This is the conclusion of the article Seven Dirty Words to Eliminate From Your Vocabulary. As I wrote earlier, these words represent emotions we feel—you would be a robot if you never felt any of them—and can be self-debilitating if you carry them around like a noose around your neck. Understanding how they can overwhelm you is the first step in rising above the toxic effect they can have on your life.
Previous I discussed:
The next word is:
Regret – The great American poet John Greenleaf Whittier best summarized a definition of regret: “For of all sad words of tongue or pen, The saddest are these: 'It might have been!”
Regret represents a continual looking back at actions or decisions that you’ve either taken or not taken. When you’re focused on regret you spent most of your thinking time in the past. So much time and energy is focused on this that you run the risk of getting into a paralysis by analysis, sort of like facing giant a stop sign that keeps you stuck in repetitive and/or negative thoughts.
Take the person who’s dealing with the breakup of a relationship, for example. Instead of moving on, she goes over every critical juncture in that relationship over and over, asking herself if things might have been different if only she’s said “this” or did “that”. Acres of mental space are taken up with this, to the point that she’s incapable of seeing the positive around her in the present.
The insidiousness of regret also manifests itself in the work area. If you’ve lost a job or been passed up for promotion, you can be prone to dwelling on actions that might be considered regretful in hindsight. There’s no taking back the actions, however, and being haunted by them can prevent you from taking the productive steps needed to move on with your life.
Here are some tips for dealing with regret:
· Acknowledge what’s happened.

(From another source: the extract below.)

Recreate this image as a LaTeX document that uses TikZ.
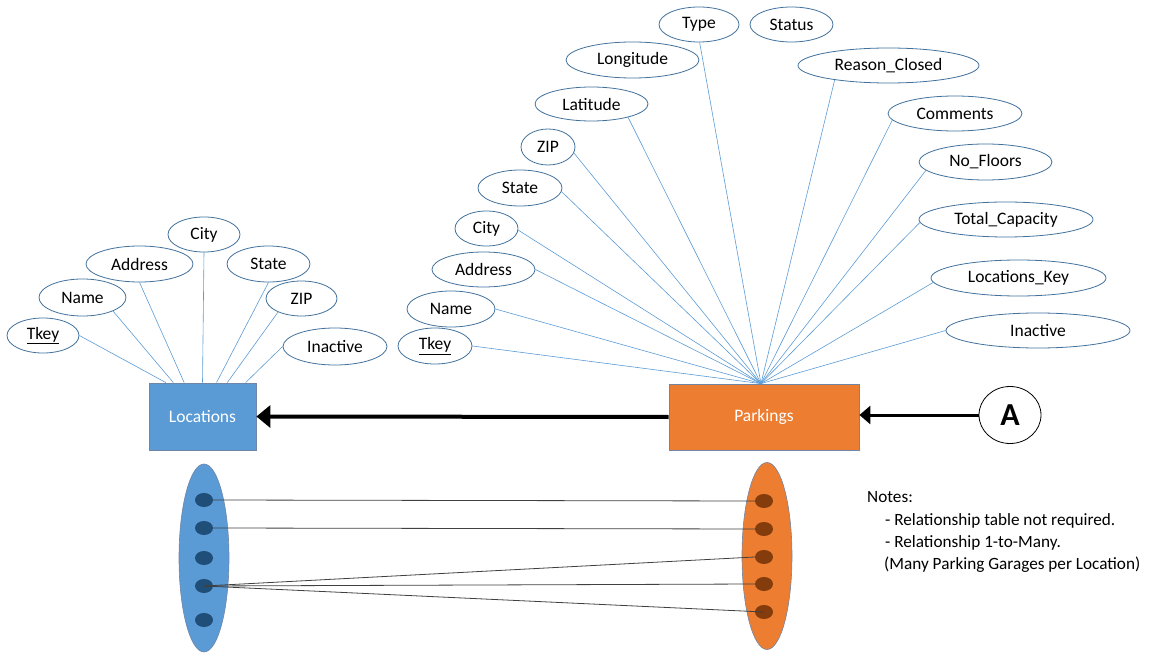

The incident may have been your fault or it may have been the result of events out of your control. It doesn’t matter. Nothing constructive to change your mindspace will happen until you acknowledge that it happened, it’s over, and it’s time to move on.
· Forgiveness. Admittedly it is easier to wallow in regret than to embrace forgiveness but it’s amazing how much your mind can clear when you’ve forgiven those who may have wronged you or forgiven yourself for actions you’d rather not done.
· Live in the now. It does no good to live in the past and keep rewinding events that can’t be changed. Realize that today is a new start and embrace the possibilities that are open and available when you can look at them with clear eyes and focus.
The final “dirty” word is:
Fear. This is the granddaddy of all negative emotions. It’s not only the most powerful hold on your emotions and actions, it’s also the hardest to shake off. This is because fear is an instinctive emotion that’s critical to your survival. It’s what keeps you from running across the street without looking, going outside in a snowstorm wearing a bathing suit, drinking water from a muddy puddle or running up to a bear on a camping trip. Fear is meant to keep you safe.
Fear becomes a problem when it overpowers you to the point of preventing you from taking actions that would otherwise be in your best interests.
There’s a common acronym for this kind of fear that bears repeating here—False Events Appearing Real. This type of fear keeps you from standing up in a meeting and presenting a speech, approaching someone you want to know better or doing something you really want to do that involves stepping outside of your comfort zone.
All is not lost, however. While you never want to get rid of all fear, there are ways of conquering it.
· Analyze the situation. If it’s anything other than “this is going to literally kill me” then ask yourself the next question.
· Why am I fearful? What is it about the situation that keeps you stuck in your tracks? Chances are it’s a story you’ve told yourself that you think is true but really isn’t.
Take the giving a speech example. Will standing in front of an audience kill you? Of course not, so the reasons for your fear lie elsewhere. Are you afraid you’ll be laughed at? Deemed boring? Forget what you want to say and feel like an idiot? None of these are life threatening and all can be dealt with once you’ve identified the source of your fear.
· Make a chart. Write down what you want to do, what your fear is, if it’s valid or invalid and what action you can take to tame it. Most of the time if you take a good look at the reason behind your fear you’ll discover it’s the result of something that happened to you as a child that’s simply not relevant any longer. Seeing it in the light of day can help you see this fear as being silly or outdated and not worth making you upset.
· Help yourself. Try asking yourself before you go to bed if you can get to the source of your fear in your dreams. Our subconscious knows the answer and your dreams can give you meaningful clues.
· Get help. Don’t fear asking for help. If your fear is truly deep, like a phobia, you may need professional help to deal with it, through hypnosis or talk therapy.